[WHAT IS ASKED]
Read through the records below and copy each line that uses the word "this".
■ ■ ■ ■ ■ ■ ■
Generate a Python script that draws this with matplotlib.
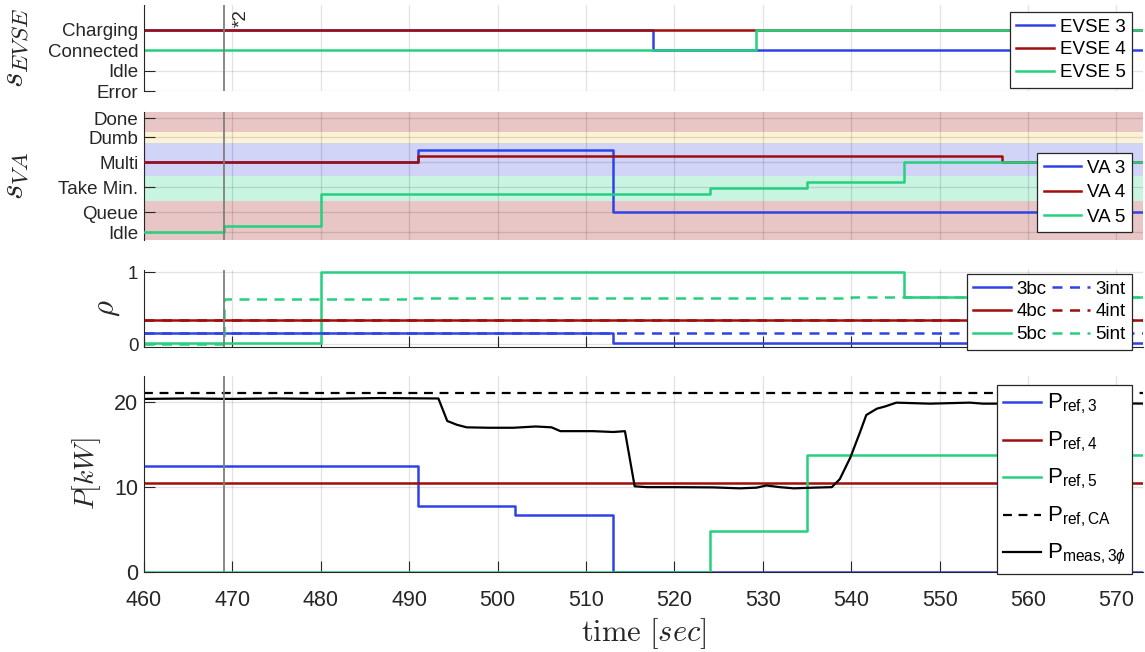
import matplotlib
matplotlib.use('Agg')
import matplotlib.pyplot as plt

plt.rcParams['font.family'] = ['Liberation Sans', 'DejaVu Sans']
plt.rcParams['mathtext.fontset'] = 'custom'
plt.rcParams['mathtext.rm'] = 'Liberation Sans'
plt.rcParams['mathtext.it'] = 'Liberation Sans:italic'
plt.rcParams['mathtext.bf'] = 'Liberation Sans:bold'

# ---------------- data ----------------
x_limits = (460, 573)
x_ticks = [460, 470, 480, 490, 500, 510, 520, 530, 540, 550, 560, 570]
t_marker = 469

evse_labels = ['Error', 'Idle', 'Connected', 'Charging']
evse_vals = [0, 1, 2, 3]
evse3_t = [460, 517.6, 573]
evse3_v = [3, 2, 2]
evse4_t = [460, 573]
evse4_v = [3, 3]
evse5_t = [460, 529.2, 573]
evse5_v = [2, 3, 3]

va_labels = ['Idle', 'Queue', 'Take Min.', 'Multi', 'Dumb', 'Done']
va_vals = [0.2, 1, 2, 3, 4, 4.75]
va_band_edges = [-0.1, 1.45, 2.45, 3.75, 4.2, 5.0]
va_band_colors = ['#e8c6c6', '#c9f4e1', '#d1d3f7', '#fcf2d4', '#e8c6c6']
va3_t = [460, 491, 513, 573]
va3_v = [3.0, 3.48, 1.0, 1.0]
va4_t = [460, 491, 557, 573]
va4_v = [3.0, 3.23, 3.0, 3.0]
va5_t = [460, 469, 480, 524, 535, 546, 573]
va5_v = [0.2, 0.45, 1.72, 1.98, 2.23, 3.0, 3.0]

rho3bc_t = [460, 513, 573]
rho3bc_v = [0.15, 0.01, 0.01]
rho4bc_t = [460, 573]
rho4bc_v = [0.34, 0.34]
rho5bc_t = [460, 480, 546, 573]
rho5bc_v = [0.01, 1.0, 0.66, 0.66]
rho3int_t = [460, 573]
rho3int_v = [0.15, 0.15]
rho4int_t = [460, 573]
rho4int_v = [0.34, 0.34]
rho5int_t = [460, 469, 490, 515, 540, 573]
rho5int_v = [0.0, 0.625, 0.635, 0.645, 0.655, 0.66]

pref3_t = [460, 491, 502, 513, 573]
pref3_v = [12.5, 7.8, 6.7, 0.0, 0.0]
pref4_t = [460, 573]
pref4_v = [10.5, 10.5]
pref5_t = [460, 524, 535, 573]
pref5_v = [0.0, 4.85, 13.8, 13.8]
prefca_t = [460, 573]
prefca_v = [21.05, 21.05]
pmeas_t = [460, 465, 470, 475, 480, 486.7, 493.3, 494.3, 495.4, 496.5, 499, 501.8,
           504.3, 506.1, 507.1, 510.8, 513.1, 514.4, 515.5, 516.9, 520, 524.4, 527.4,
           529.3, 530.4, 531.9, 533.5, 535.7, 537.8, 538.7, 539.9, 541.0, 541.7, 542.9,
           543.8, 545.1, 548.9, 553.4, 554.9, 560, 565, 573]
pmeas_v = [20.4, 20.45, 20.4, 20.45, 20.4, 20.5, 20.45, 17.8, 17.35, 17.05, 17.0, 17.0,
           17.15, 17.05, 16.6, 16.6, 16.5, 16.6, 10.1, 10.0, 10.0, 9.97, 9.86,
           9.94, 10.2, 10.0, 9.86, 9.94, 10.0, 10.94, 13.5, 16.5, 18.5, 19.25,
           19.5, 19.96, 19.84, 19.96, 19.84, 19.85, 19.9, 19.85]

# ---------------- style ----------------
C_BLUE = '#3042e6'
C_RED = '#a10d0d'
C_GREEN = '#26d07f'
AX_C = '#262626'
LW = 1.8
TICK_FS = 13.5

fig = plt.figure(figsize=(11.45, 6.52), dpi=100)
W = 1145.0
H = 652.0
left = 144 / W
width = 999 / W


def mkax(top_px, bot_px):
    return fig.add_axes([left, 1 - bot_px / H, width, (bot_px - top_px) / H])


ax1 = mkax(5, 91)
ax2 = mkax(112, 240)
ax3 = mkax(270, 347)
ax4 = mkax(376, 572)


def style(ax, bottom=True):
    ax.set_xlim(*x_limits)
    ax.set_xticks(x_ticks)
    for s in ['top', 'right']:
        ax.spines[s].set_visible(False)
    ax.spines['left'].set_color(AX_C)
    ax.spines['bottom'].set_color(AX_C)
    ax.spines['bottom'].set_visible(bottom)
    ax.tick_params(direction='in', length=8, color=AX_C, labelcolor=AX_C,
                   labelsize=TICK_FS, pad=4, bottom=bottom)
    ax.tick_params(axis='x', labelbottom=False)
    ax.grid(True, color=AX_C, alpha=0.13, lw=0.9)
    ax.set_axisbelow(True)
    ax.axvline(t_marker, color='#7f7f7f', lw=1.3, zorder=5)


def leg(ax, anchor, labelspacing=0.45, **kw):
    lg = ax.legend(loc='upper right', bbox_to_anchor=anchor, borderaxespad=0,
                   fancybox=False, framealpha=1, edgecolor='#262626',
                   fontsize=TICK_FS, handlelength=2.0, handletextpad=0.3,
                   borderpad=0.35, labelspacing=labelspacing, **kw)
    lg.get_frame().set_linewidth(0.9)
    lg.set_zorder(10)
    return lg


# panel 1
style(ax1, bottom=False)
ax1.step(evse3_t, evse3_v, where='post', color=C_BLUE, lw=LW, label='EVSE 3')
ax1.step(evse4_t, evse4_v, where='post', color=C_RED, lw=LW, label='EVSE 4')
ax1.step(evse5_t, evse5_v, where='post', color=C_GREEN, lw=LW, label='EVSE 5')
ax1.set_ylim(0, 4.2)
ax1.set_yticks(evse_vals)
ax1.set_yticklabels(evse_labels)
ax1.set_ylabel(r'$s_{EVSE}$', fontsize=24, math_fontfamily='cm', color=AX_C)
ax1.yaxis.set_label_coords(-0.113, 0.5)
ax1.text(470, 4.0, '*2', rotation=90, ha='left', va='top', fontsize=TICK_FS,
         color=AX_C)
leg(ax1, (0.989, 0.919), labelspacing=0.3)

# panel 2
style(ax2, bottom=False)
for lo, hi, c in zip(va_band_edges[:-1], va_band_edges[1:], va_band_colors):
    ax2.axhspan(lo, hi, color=c, lw=0, zorder=0)
ax2.grid(True, color='#000000', alpha=0.12, lw=0.9, zorder=1)
ax2.step(va3_t, va3_v, where='post', color=C_BLUE, lw=LW, label='VA 3', zorder=3)
ax2.step(va4_t, va4_v, where='post', color=C_RED, lw=LW, label='VA 4', zorder=3)
ax2.step(va5_t, va5_v, where='post', color=C_GREEN, lw=LW, label='VA 5', zorder=3)
ax2.set_ylim(va_band_edges[0], va_band_edges[-1])
ax2.set_yticks(va_vals)
ax2.set_yticklabels(va_labels)
ax2.set_ylabel(r'$s_{VA}$', fontsize=24, math_fontfamily='cm', color=AX_C)
ax2.yaxis.set_label_coords(-0.113, 0.5)
leg(ax2, (0.989, 0.68), labelspacing=0.4)

# panel 3
style(ax3)
ax3.step(rho3bc_t, rho3bc_v, where='post', color=C_BLUE, lw=LW, label='3bc')
ax3.step(rho4bc_t, rho4bc_v, where='post', color=C_RED, lw=LW, label='4bc')
ax3.step(rho5bc_t, rho5bc_v, where='post', color=C_GREEN, lw=LW, label='5bc')
ax3.step(rho3int_t, rho3int_v, where='post', color=C_BLUE, lw=LW, ls=(0, (4, 3)), label='3int')
ax3.step(rho4int_t, rho4int_v, where='post', color=C_RED, lw=LW, ls=(0, (4, 3)), label='4int')
ax3.step(rho5int_t, rho5int_v, where='post', color=C_GREEN, lw=LW, ls=(0, (4, 3)), label='5int')
ax3.set_ylim(-0.04, 1.03)
ax3.set_yticks([0, 1])
ax3.set_ylabel(r'$\rho$', fontsize=22, math_fontfamily='cm', color=AX_C)
ax3.yaxis.set_label_coords(-0.022, 0.5)
leg(ax3, (0.989, 0.948), labelspacing=0.3, ncol=2, columnspacing=0.3)

# panel 4
style(ax4)
ax4.tick_params(axis='x', labelbottom=True, labelsize=15.5, pad=13)
ax4.tick_params(axis='y', labelsize=15.5)
ax4.step(pref3_t, pref3_v, where='post', color=C_BLUE, lw=LW, label=r'P$_{\mathrm{ref,3}}$')
ax4.step(pref4_t, pref4_v, where='post', color=C_RED, lw=LW, label=r'P$_{\mathrm{ref,4}}$')
ax4.step(pref5_t, pref5_v, where='post', color=C_GREEN, lw=LW, label=r'P$_{\mathrm{ref,5}}$')
ax4.plot(prefca_t, prefca_v, color='black', lw=1.6, ls=(0, (4, 3)), label=r'P$_{\mathrm{ref,CA}}$')
ax4.plot(pmeas_t, pmeas_v, color='black', lw=1.6, label=r'P$_{\mathrm{meas,3}\phi}$')
ax4.set_ylim(0, 23.1)
ax4.set_yticks([0, 10, 20])
ax4.set_ylabel(r'$P[kW]$', fontsize=20, math_fontfamily='cm', color=AX_C)
ax4.yaxis.set_label_coords(-0.041, 0.5)
ax4.set_xlabel(r'$\mathrm{time}\ [sec]$', fontsize=22, math_fontfamily='cm',
               color=AX_C, labelpad=4)
lg4 = leg(ax4, (0.989, 0.954), labelspacing=0.7)
for t in lg4.get_texts():
    t.set_fontsize(16)

fig.savefig('out.png', dpi=100)
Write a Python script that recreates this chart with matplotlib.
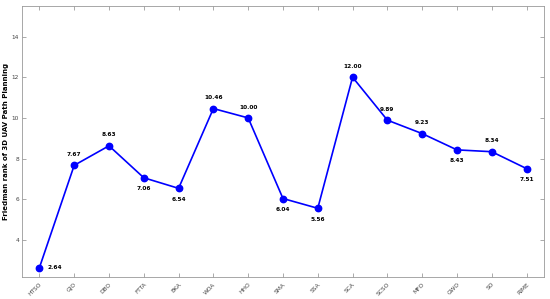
import matplotlib.pyplot as plt
import numpy as np

algorithms = ["HTSO", "GJO", "DBO", "FTTA", "BKA", "WOA", "HHO", "SMA",
              "SSA", "SCA", "SCSO", "MFO", "GWO", "SO", "RIME"]
ranks = [2.64, 7.67, 8.63, 7.06, 6.54, 10.46, 10.00, 6.04,
         5.56, 12.00, 9.89, 9.23, 8.43, 8.34, 7.51]
# where each value label sits relative to its marker
label_pos = ["right", "above", "above", "below", "below", "above", "above", "below",
             "below", "above", "above", "above", "below", "above", "below"]

fig = plt.figure(figsize=(5.5, 2.99), dpi=100)
ax = fig.add_axes([0.04, 0.074, 0.949, 0.906])

x = np.arange(1, len(ranks) + 1)
ax.plot(x, ranks, "-o", color="#0000ff", lw=1.2, ms=4.6)

for xi, v, pos in zip(x, ranks, label_pos):
    if pos == "above":
        ax.annotate(f"{v:.2f}", (xi, v), xytext=(0, 6), textcoords="offset points",
                    ha="center", va="bottom", fontsize=4.2, fontweight="bold")
    elif pos == "below":
        ax.annotate(f"{v:.2f}", (xi, v), xytext=(0, -6), textcoords="offset points",
                    ha="center", va="top", fontsize=4.2, fontweight="bold")
    else:
        ax.annotate(f"{v:.2f}", (xi, v), xytext=(6, 0), textcoords="offset points",
                    ha="left", va="center", fontsize=4.2, fontweight="bold")

ax.set_xlim(0.5, len(ranks) + 0.5)
ax.set_ylim(min(ranks) - 0.45, max(ranks) + 3.5)
ax.set_xticks(x)
ax.set_xticklabels(algorithms, rotation=45, ha="right", rotation_mode="anchor",
                   fontsize=4.2, color="#444444")
ax.set_yticks([4, 6, 8, 10, 12, 14])
ax.tick_params(axis="y", labelsize=4.2, labelcolor="#444444", pad=2)
ax.tick_params(direction="in", top=True, right=True, length=3, width=0.5,
               color="#888888")
for s in ax.spines.values():
    s.set_color("#999999")
    s.set_linewidth(0.6)
ax.set_ylabel("Friedman rank of 3D UAV Path Planning", fontsize=5,
              fontweight="bold", labelpad=2)

fig.savefig("out.png", dpi=100, facecolor="white")
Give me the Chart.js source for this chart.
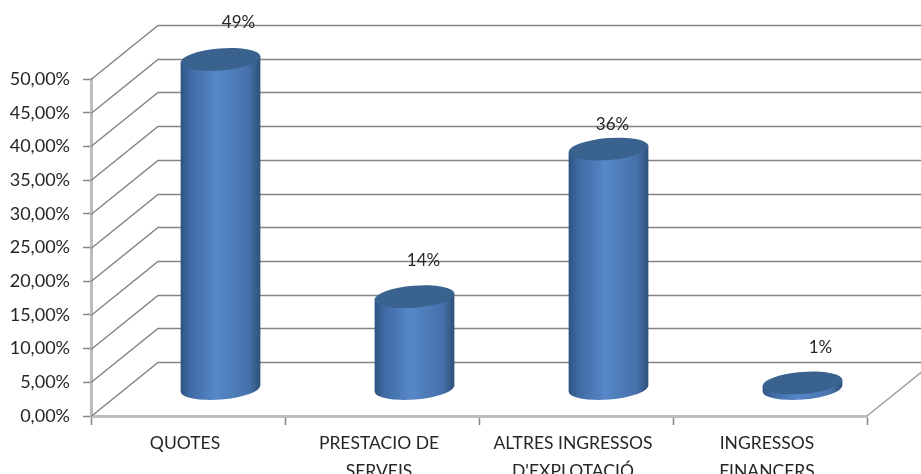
■ ■ ■ ■ ■ ■ ■
[TASK OUTPUT]
Generate a Python script that draws this with matplotlib.
Write a Python script that recreates this chart with matplotlib.
Give me the Chart.js source for this chart.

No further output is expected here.